By Michael Hurley, CBS Boston
BOSTON (CBS) — Well that was not what anybody could have predicted.
The Giants and Patriots went back-and-forth, each enduring massive swings of momentum, and the game wasn’t decided until the final second.
That one will give everybody a lot to talk about in the next week. For now, let’s go through Four Ups and Four Downs from the Patriots’ 27-26 win.
The kicker out of Memphis is in his ninth NFL season, yet for various reasons, he’s never authored a “signature moment,” so to speak. Until now.
With just six seconds left on the clock, and with the Patriots trailing by two points, Gostkowski took the field needing to make a 54-yard field goal to win the game and keep the perfect season alive.

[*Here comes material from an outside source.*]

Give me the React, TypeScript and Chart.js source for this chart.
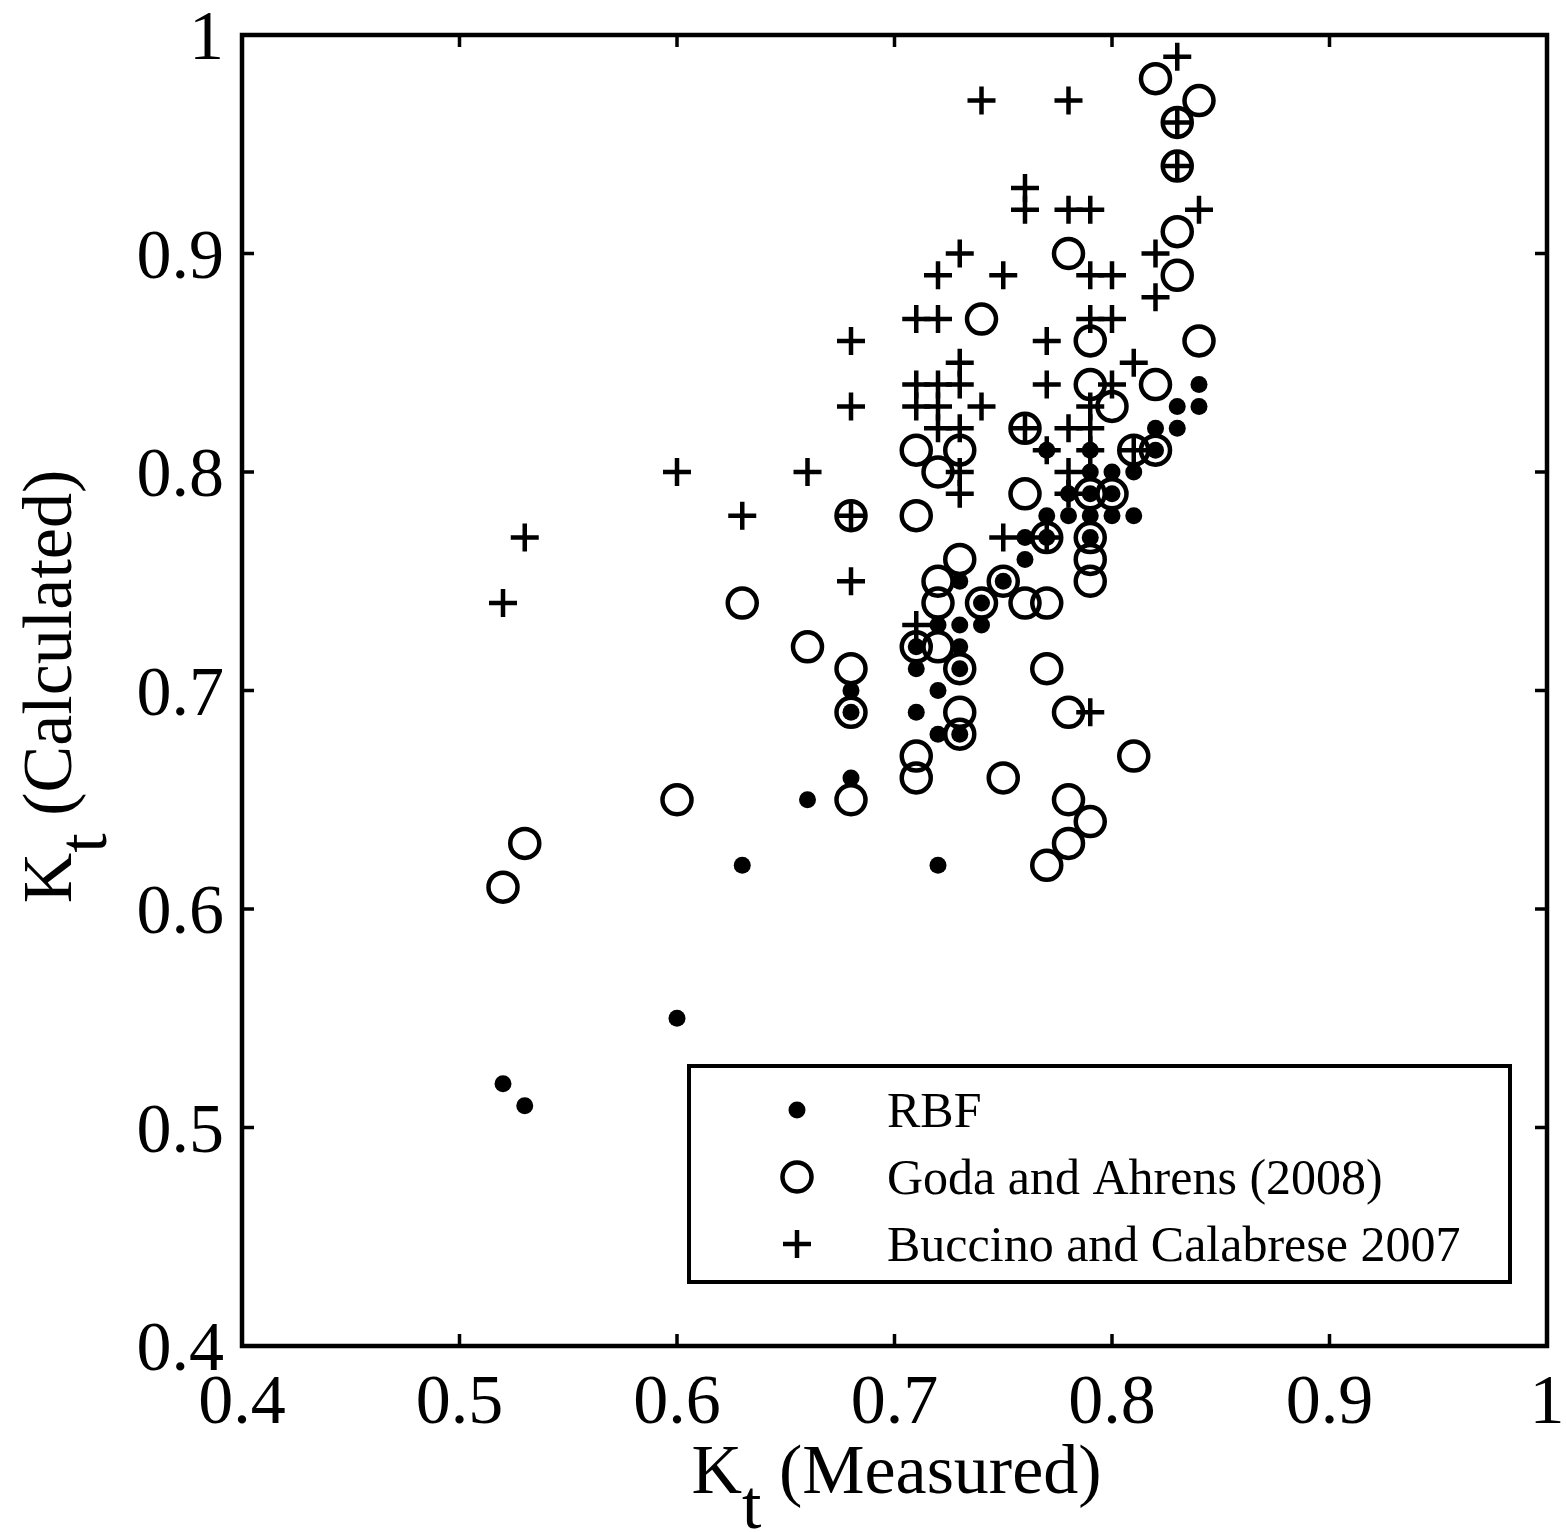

After the Giants called timeout to try to ice him, Gostkowski stepped up and got his thunderous right leg behind the ball, which narrowly stayed inside the left upright with plenty of power behind it.
It was quite the kick, to say the very least.
On the season, Gostkowski is now 21-for-21 on field goals. None have been bigger or more impressive than that one.
After losing Julian Edelman to injury in the first half, the Patriots offense went flat. They needed a spark.
Up stepped Danny Amendola.
The 5-foot-11 Amendola caught Brad Wing’s punt at his own 11 near the right sideline. He eluded two tackles before planting his foot and running straight across the entire field. He caught a couple of key blocks from Eric Martin and Nate Ebner, and he stretched it all the way up the left sideline. He had daylight, but Duron Harmon accidentally bumped him, causing him to hit the deck inside the 10-yard line.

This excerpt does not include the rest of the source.